Mass Effect Legendary Edition came out just a few weeks ago and I’ve spent a few days playing through one of my favorite video game series. It was one of the games that helped convince me to write a whole thesis on video game journalism. It was why I created a news segment project in college while getting my broadcasting degree. It was also why I started writing fanfiction.

I didn’t play the games until about 2010, three years after the first game came out and I absolutely loved it. I loved almost everything Bioware was releasing and I wanted more! At the time I wasn’t a fan of fanfiction (ironic). I thought the best creativity was strictly your own: your own characters, your own plots, your own everything. But after playing Mass Effect, after getting involved in the community, after falling in love with the characters, I tried my hand at fanfiction.

And I loved it. Having established characters made it easy to just focus on plot, focus on ways of writing. It had instant feedback from friends and people in the fandom, because they loved these characters too. I gained friends. I gained skills and practice, while also enjoying the instant satisfaction of having people read my work.

I know there are people who were just like me, hating on fanfiction. And I don’t blame them. A lot of cringe worthy works have come out of fanfiction (I’m looking at you 50 Shades and After). But that doesn’t make fanfiction inherently bad.

It’s Great Practice

Practice makes perfect and it’s also something I hate doing. Why write something no one is going to read? Why write something you really don’t care about? It’s hard for me to just do practice challenges sometimes because I like having a goal to them. I take my own writing challenges and try to fit them into current story ideas or…fanfiction. It’s a great practice that you’ll want to read yourself. It was something you felt was needed to be added to the universe of those characters and storylines.

It also forces you to write in character for characters you didn’t create. Trust me when I say people will call you out if something is out of character. If you post on AO3.org (my favorite fanfiction site), the comments will let you know right away. You have to stay in character, having the reactions and actions match what they would normally do in the source content. It’s tricky and a great exercise.

It Can Have Instant Feedback

As I mentioned above, you can post your work online and people may immediately react to it because they’re looking for more content of their favorite novels, movies, games, etc. You’ll be told if they love parts. You’ll be told if they hate parts. And if you’re like me, where feedback is a huge driver for your work, it can keep you going.

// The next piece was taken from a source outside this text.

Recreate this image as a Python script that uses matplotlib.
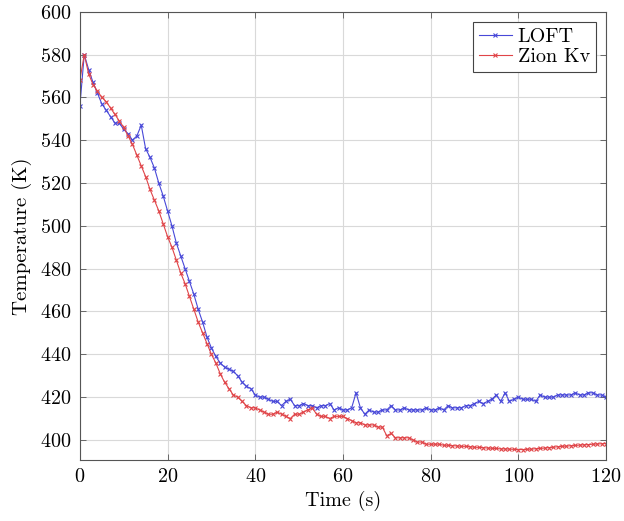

One of my favorite places to post is AO3.org, because it has the best tagging system and a huge amount of readers. But there is also fanfiction.net or even tumblr!

It Can Be Super Fun

Fanfiction is just fun! You become part of a community. You write stories for the hell of it. And stories that are just fun. Like coffee shop stories for a game that was a space military story. Commander Shepard doesn’t work as a barista but they can, and you can tell how that would pan out.

You Can Develop a Readership

Before you even have to write your own works, you can develop a readership and following just based on your work and writing. If people like what you’ve written and how you’ve written it, they would be more apt to follow your other works.

Fanfiction can be harmless fun that helps you hone your skill. It gives you a community (especially of other writers) where you can bounce ideas and learn from each other. It’s always been fun for me and, though I haven’t done it in a while, I might jump back into writing fanfiction again.